Ne rêvons pas d’un leader providentiel, surgi d’on ne sait où, et qui saurait à lui seul, avec un programme éventuellement, redonner dynamisme et pertinence à la politique : une telle rêverie entérine un autre aspect du bourbier dans lequel est enfoncé notre pays, le présidentialisme actuel, et le système qui fait de la fonction présidentielle l’alpha et l’oméga de toute notre vie politique, son horizon. Nous avons besoin de profonds changements institutionnels, d’une VIe République peut-être, qui faciliteraient la reconstruction d’un système politique.

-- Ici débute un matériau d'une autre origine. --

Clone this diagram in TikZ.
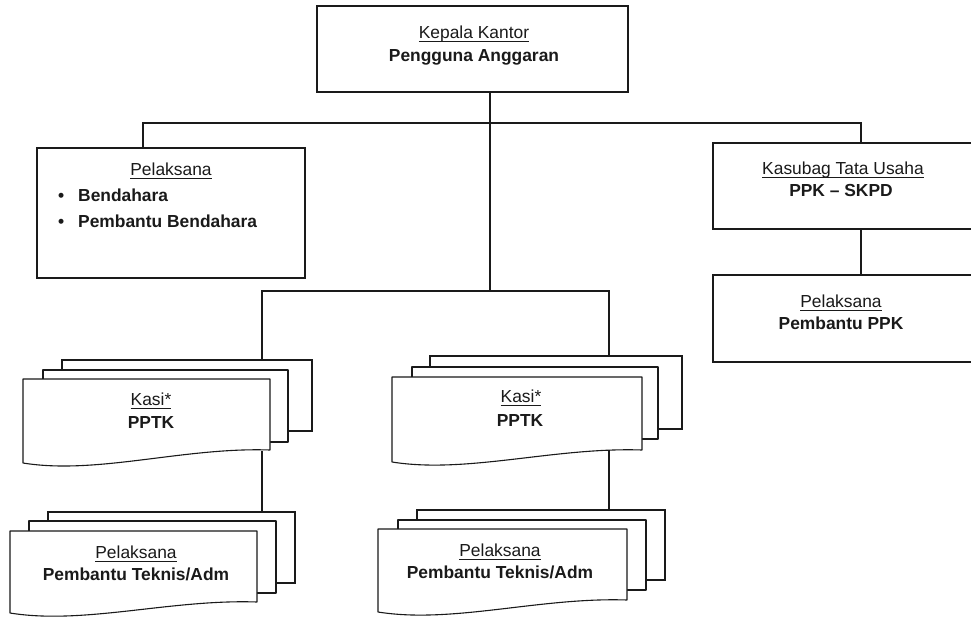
\documentclass[tikz,border=0pt]{standalone}
\usepackage{fontspec}
\setmainfont{Liberation Sans}
\usetikzlibrary{calc}
\definecolor{ink}{HTML}{1A1A1A}
\newcommand\undl[1]{\setbox0=\hbox{#1}\rlap{\rule[-3.4pt]{\wd0}{0.9pt}}\box0}
\newcommand\frontdoc[5]{%
  \draw[doc] (#1,#2) -- (#3,#2) -- (#3,#4)
    .. controls ({#3-0.35*(#3-#1)},{#4-3}) and ({#1+0.3*(#3-#1)},{#5+12}) .. (#1,#5) -- cycle;}
\tikzset{
  box/.style={draw=ink, line width=1.1pt, fill=white, inner sep=0pt},
  doc/.style={draw=ink, line width=1.1pt, fill=white, line join=round},
  conn/.style={draw=ink, line width=1.1pt},
  ttl/.style={font=\fontsize{17.4}{21}\selectfont, inner sep=0pt, anchor=base, text=ink},
  bld/.style={font=\fontsize{17.4}{21}\selectfont\bfseries, inner sep=0pt, anchor=base, text=ink},
  bul/.style={font=\fontsize{17.4}{21}\selectfont\bfseries, inner sep=0pt, anchor=base west, text=ink},
}
\begin{document}
\begin{tikzpicture}[x=1pt,y=-1pt]
\useasboundingbox (0,0) rectangle (971,620);
\fill[white] (0,0) rectangle (971,620);

% main boxes
\node[box, minimum width=311, minimum height=86] (kepala) at (472.5,49) {};
\node[box, minimum width=268, minimum height=130] (pelbox) at (171,213) {};
\node[box, minimum width=264, minimum height=86] (kasubag) at (845,186) {};
\node[box, minimum width=264, minimum height=87] (ppk) at (845,318.5) {};

% back sheets of the stacks
\node[box, minimum width=250, minimum height=71] (k1back) at (187,395.5) {};
\node[box, minimum width=252, minimum height=73] (k2back) at (556,392.5) {};
\node[box, minimum width=247, minimum height=71] (p1back) at (171.5,547.5) {};
\node[box, minimum width=248, minimum height=70] (p2back) at (541,545) {};

% middle sheets
\draw[doc] (43,370) rectangle (288,442);
\draw[doc] (412,367) rectangle (658,439);
\draw[doc] (29,521) rectangle (276,593);
\draw[doc] (398,520) rectangle (646,590);

% front sheets (document shape)
\frontdoc{23}{379}{270}{450}{463}
\frontdoc{392}{377}{642}{450}{462}
\frontdoc{10}{531}{257}{602}{613}
\frontdoc{378}{529}{627}{600}{612}

% connectors
\coordinate (trunk) at (490,291);
\coordinate (b1L) at (143,123);
\coordinate (b1R) at (861,123);
\coordinate (b2L) at (262,291);
\coordinate (b2R) at (609,291);
\coordinate (k1out) at (262,451);
\coordinate (k2out) at (609,450);
\draw[conn] (kepala.south -| trunk) -- (trunk);
\draw[conn] (b1L |- pelbox.north) -- (b1L) -- (b1R) -- (b1R |- kasubag.north);
\draw[conn] (b2L |- k1back.north) -- (b2L) -- (b2R) -- (b2R |- k2back.north);
\draw[conn] (kasubag.south -| b1R) -- (b1R |- ppk.north);
\draw[conn] (k1out) -- (k1out |- p1back.north);
\draw[conn] (k2out) -- (k2out |- p2back.north);

% texts
\node[ttl] (kepT) at (474,39) {\undl{Kepala Kantor}};
\node[bld] (kepB) at (474,62) {Pengguna Anggaran};

\node[ttl] (pelT) at (171,176) {\undl{Pelaksana}};
\node[bul] (pelB1) at (58,202) {\makebox[20pt][l]{•}Bendahara};
\node[bul] (pelB2) at (58,228) {\makebox[20pt][l]{•}Pembantu Bendahara};

\node[ttl] (kasT) at (843,175) {\undl{Kasubag Tata Usaha}};
\node[bld] (kasB) at (841,197) {PPK – SKPD};

\node[ttl] (ppkT) at (841,307) {\undl{Pelaksana}};
\node[bld] (ppkB) at (841,329) {Pembantu PPK};

\node[ttl] (k1T) at (151,405) {\undl{Kasi*}};
\node[bld] (k1B) at (151,428) {PPTK};
\node[ttl] (k2T) at (521,402) {\undl{Kasi*}};
\node[bld] (k2B) at (520,426) {PPTK};

\node[ttl] (p1T) at (136,558) {\undl{Pelaksana}};
\node[bld] (p1B) at (136,580) {Pembantu Teknis/Adm};
\node[ttl] (p2T) at (500,556) {\undl{Pelaksana}};
\node[bld] (p2B) at (500,578) {Pembantu Teknis/Adm};
\end{tikzpicture}
\end{document}
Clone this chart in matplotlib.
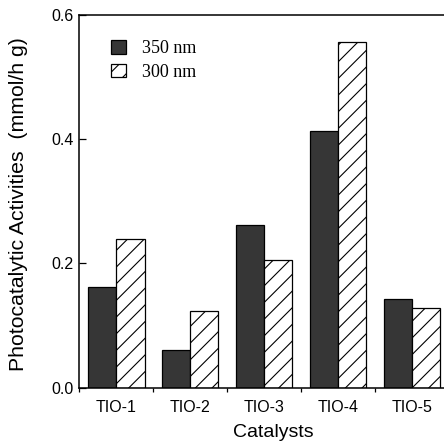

Un cycle s’achève. La gauche semble revenue ou presque à la fin des années 60, avant le Congrès d’Epinay (1971), qui a inauguré un processus dont l’aboutissement fut l’élection de François Mitterrand en 1981. Elle touche le fond, s’il s’agit de ses formes organisées, et ce ne sont pas les misérables propositions lancées actuellement par le gouvernement ou le PS, les « Hé oh, la gauche » de Stéphane le Foll ou la « Belle alliance populaire » de Jean-Christophe Cambadélis pour soutenir François Hollande qui l’aideront à se relancer.

Le moment approche, où il faudra bien construire. Cela ne se fera qu’à l’écoute des mouvements et débats citoyens qui commencent à s’exprimer, et avec eux.